А теперь можно сказать, кто это Лимонову наговорил в чуткое ухо: Хлебников Велемир, «Ночь перед Советами», а больше всего «Ночной обыск».
Ученик Хлебникова Шкловский помочился в броневики гетмана Скоропадского — это из той же оперы, или, если хотите, поэмы. Булгаков пришпилил Шкловского в «Белой гвардии», и правильно сделал, хотя тот обиделся на всю жизнь и много лет спустя говорил Чудакову, что на веранде дома Герцена сидели крупные люди.
Но это не мешало им быть шпаной.
Крупной, как воры в законе.
Тут, к сожалению, прав недоброжелатель советской литературы Ходасевич, написавший совсем плохую статью о Маяковском.
Другой архаист, Бунин, пишет в «Окаянных днях»:
Был В. Катаев (молодой писатель). Цинизм нынешних молодых людей прямо невероятен. Говорил: «За сто тысяч убью кого угодно. Я хочу хорошо есть, хочу иметь хорошую шляпу, отличные ботинки».
Сказать, что русская литература виновна в русской революции — значит сказать самую малость. Это мировой процесс — превращение артиста в героя скандальной хроники, скандальных историй, скандальной истории. Россия гордится буйством Есенина как чем-то немыслимым на Западе. Но на Западе этот процесс шел не менее бурно. Начало его зафиксировано, пожалуй, в «Подземельях Ватикана» Андре Жида, где Лафкадио — как кажется немотивированно, но мы-то знаем, что для остраненной остроты ощущений — убивает незнакомого соседа в купе поезда.

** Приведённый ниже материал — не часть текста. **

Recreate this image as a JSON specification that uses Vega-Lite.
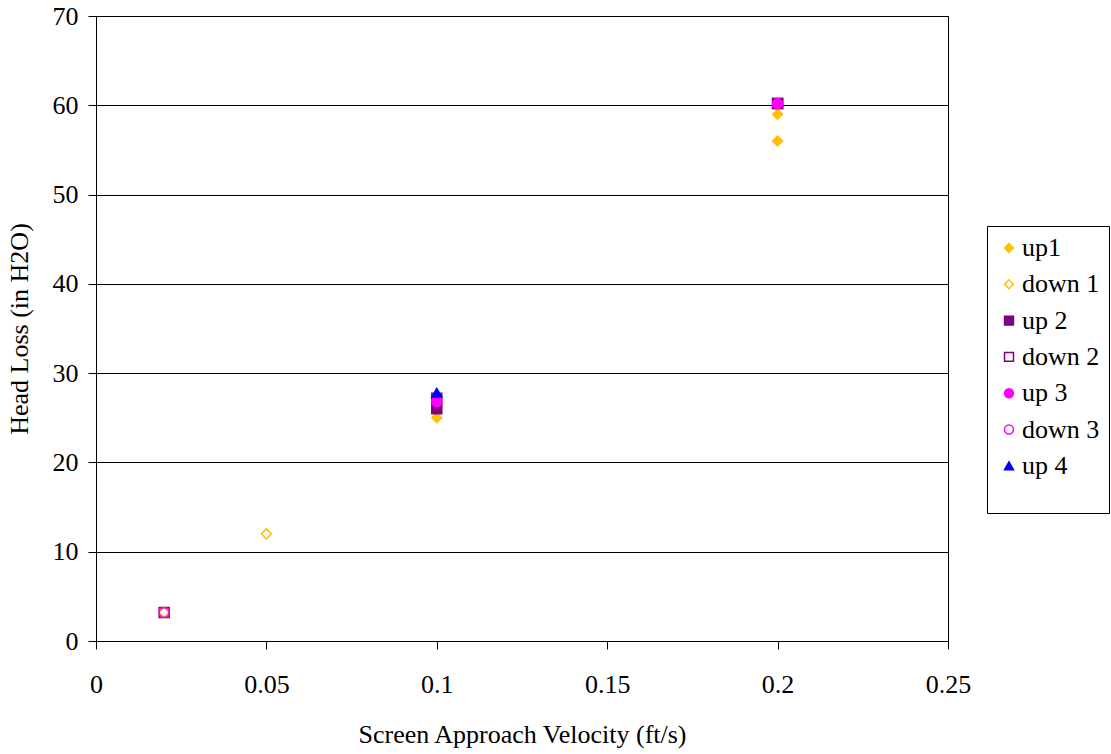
{
  "$schema": "https://vega.github.io/schema/vega-lite/v6.json",
  "autosize": "none",
  "width": 852,
  "height": 625,
  "padding": {"left": 96, "top": 16, "right": 163, "bottom": 113},
  "background": "white",
  "config": {
    "font": "Liberation Serif",
    "view": {"stroke": "black", "strokeWidth": 1}
  },
  "data": {
    "values": [
      {"v": 0.1, "h": 25, "s": "up1"},
      {"v": 0.2, "h": 59, "s": "up1"},
      {"v": 0.2, "h": 56, "s": "up1"},
      {"v": 0.02, "h": 3.2, "s": "down 1"},
      {"v": 0.05, "h": 12, "s": "down 1"},
      {"v": 0.1, "h": 26, "s": "up 2"},
      {"v": 0.2, "h": 60.2, "s": "up 2"},
      {"v": 0.02, "h": 3.2, "s": "down 2"},
      {"v": 0.1, "h": 27.2, "s": "down 2"},
      {"v": 0.2, "h": 60.2, "s": "down 2"},
      {"v": 0.1, "h": 26.8, "s": "up 3"},
      {"v": 0.2, "h": 60.2, "s": "up 3"},
      {"v": 0.02, "h": 3.2, "s": "down 3"},
      {"v": 0.1, "h": 27.8, "s": "up 4"}
    ]
  },
  "mark": {"type": "point", "size": 100, "strokeWidth": 1.5, "opacity": 1},
  "encoding": {
    "x": {
      "field": "v", "type": "quantitative",
      "scale": {"domain": [0, 0.25], "nice": false, "zero": true},
      "axis": {
        "values": [0, 0.05, 0.1, 0.15, 0.2, 0.25],
        "labelExpr": "'' + datum.value",
        "grid": false, "domain": true, "domainColor": "black",
        "tickColor": "black", "tickSize": 8,
        "labelFontSize": 26, "labelColor": "black", "labelPadding": 22,
        "labelFlush": false,
        "title": "Screen Approach Velocity (ft/s)",
        "titleFontSize": 26, "titleFontWeight": "normal", "titleColor": "black",
        "titlePadding": 24
      }
    },
    "y": {
      "field": "h", "type": "quantitative",
      "scale": {"domain": [0, 70], "nice": false},
      "axis": {
        "values": [0, 10, 20, 30, 40, 50, 60, 70],
        "grid": true, "gridColor": "black", "gridOpacity": 1, "gridWidth": 1,
        "domain": true, "domainColor": "black",
        "tickColor": "black", "tickSize": 8,
        "labelFontSize": 26, "labelColor": "black", "labelPadding": 10,
        "title": "Head Loss (in H2O)",
        "titleFontSize": 26, "titleFontWeight": "normal", "titleColor": "black",
        "titlePadding": 20
      }
    },
    "shape": {
      "field": "s", "type": "nominal",
      "scale": {
        "domain": ["up1", "down 1", "up 2", "down 2", "up 3", "down 3", "up 4"],
        "range": ["diamond", "diamond", "square", "square", "circle", "circle", "triangle-up"]
      }
    },
    "stroke": {
      "field": "s", "type": "nominal",
      "scale": {
        "domain": ["up1", "down 1", "up 2", "down 2", "up 3", "down 3", "up 4"],
        "range": ["#FFC000", "#FFC000", "#800080", "#800080", "#FF00FF", "#FF00FF", "#0000FF"]
      }
    },
    "fill": {
      "field": "s", "type": "nominal",
      "scale": {
        "domain": ["up1", "down 1", "up 2", "down 2", "up 3", "down 3", "up 4"],
        "range": ["#FFC000", "transparent", "#800080", "transparent", "#FF00FF", "transparent", "#0000FF"]
      },
      "legend": {
        "title": " ",
        "titleOrient": "bottom",
        "titleFontSize": 18,
        "titlePadding": 7,
        "orient": "none",
        "legendX": 891,
        "legendY": 210,
        "labelFontSize": 26,
        "labelColor": "black",
        "symbolSize": 80,
        "symbolStrokeWidth": 1.5,
        "rowPadding": 10.3,
        "labelOffset": 0,
        "strokeColor": "black",
        "padding": 9,
        "fillColor": "white"
      }
    }
  }
}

Тот же Андре Жид еще в конце прошлого века написал «Плоды земные» — книгу, мало известную в России, но на Западе сделавшую революцию. «Послание» книги было в духе Шкловского: обновленное переживание чувственной полноты бытия.
В мемуарной литературе встречаются упорные утверждения, что Есенин если не расстреливал несчастных по темницам, то не раз присутствовал при этом. Это из той же области, что разговоры о его бисексуальности: мог попробовать педерастию из хулиганской лихости, как пробовал Лимонов, открыто пишущий об этом.
Лимонов, конечно, босяк, но босяк литературный, имеющий сильную традицию в России, можно сказать, благородную традицию босячества как всяческого революционизма. Это Горький и Маяковский вместе взятые — но в процессе вырождения, нисхождения и саморазоблачения типа писателя и литературной темы.
Нисхождение темы здесь означает ее выпячивание: материал берется вне искусства, втаскивается на экран тремя, а не двумя измерениями. Лимонов писатель никакой, несуществующий. Но вместе с ним исчезает литература как художество, как «метод», он знак этого исчезновения. Поэтому он событие большое, хотя и отрицательное. Отрицательность здесь не оценка, а математическое понятие: меньше, чем ноль, но не ноль.
Чтобы утешить Лимонова, скажу, что такая же минус единица на Западе — Пазолини, по крайней мере в его фильме «Сало, или Сто двадцать дней Содома»: ощущаемость материала в фильме — внеэстетического характера, он действует на нервы.
С совершенно внеэстетической откровенностью Лимонов называет свою книгу «Дневник неудачника». И никакие литературные реминисценции не должны заслонить того, что речь у него идет о реальных пижамах и пиздах. Неудача Лимонова — социальная: он не попал в свое время в советскую писательскую номенклатуру и об этом печалится на Западе, совсем не о тамошних голодных и рабах.
— Тема советской литературы — да и тема современного искусства вообще — приходит здесь к самопознанию:
Нам надоели бумажные страсти,
Дайте жить с живой женой!
Поэтому «Ладомира» Лимонову никак не написать. Для этого нужна вера в сверхчувственные ценности, нужен утопизм, еще не переставший быть поэзией:
И зоркие соблазны выгоды,
Неравенство и горы денег —
Могучий двигатель в лони́ годы —
Заменит песней современник.
Нужна способность заменить поэмой не только соблазны выгоды, но и соблазны любви. Шкловский, написавший об этом в Zoo, сам эту способность всего лишь имитировал, и Zoo осталась единственной его художественной удачей.
Лимонов, как сказал бы Фейербах, — «тайна» Шкловского, или его Немезида, как сказал Вл. Соловьев о Каткове в его отношении к славянофилам. У этого певца мастерства искусство было лишено метафизического измерения, указывая лишь на эмпирические соотнесения, помогая, всего-навсего, острее ощутить «жизнь» (на ученом языке, формализм есть вариант эмотивной теории искусства). Но для потребной — или непотребной — остроты, как оказалось, совсем не обязательно искусство: не нужно Zoo писать, достаточно живой Эльзы.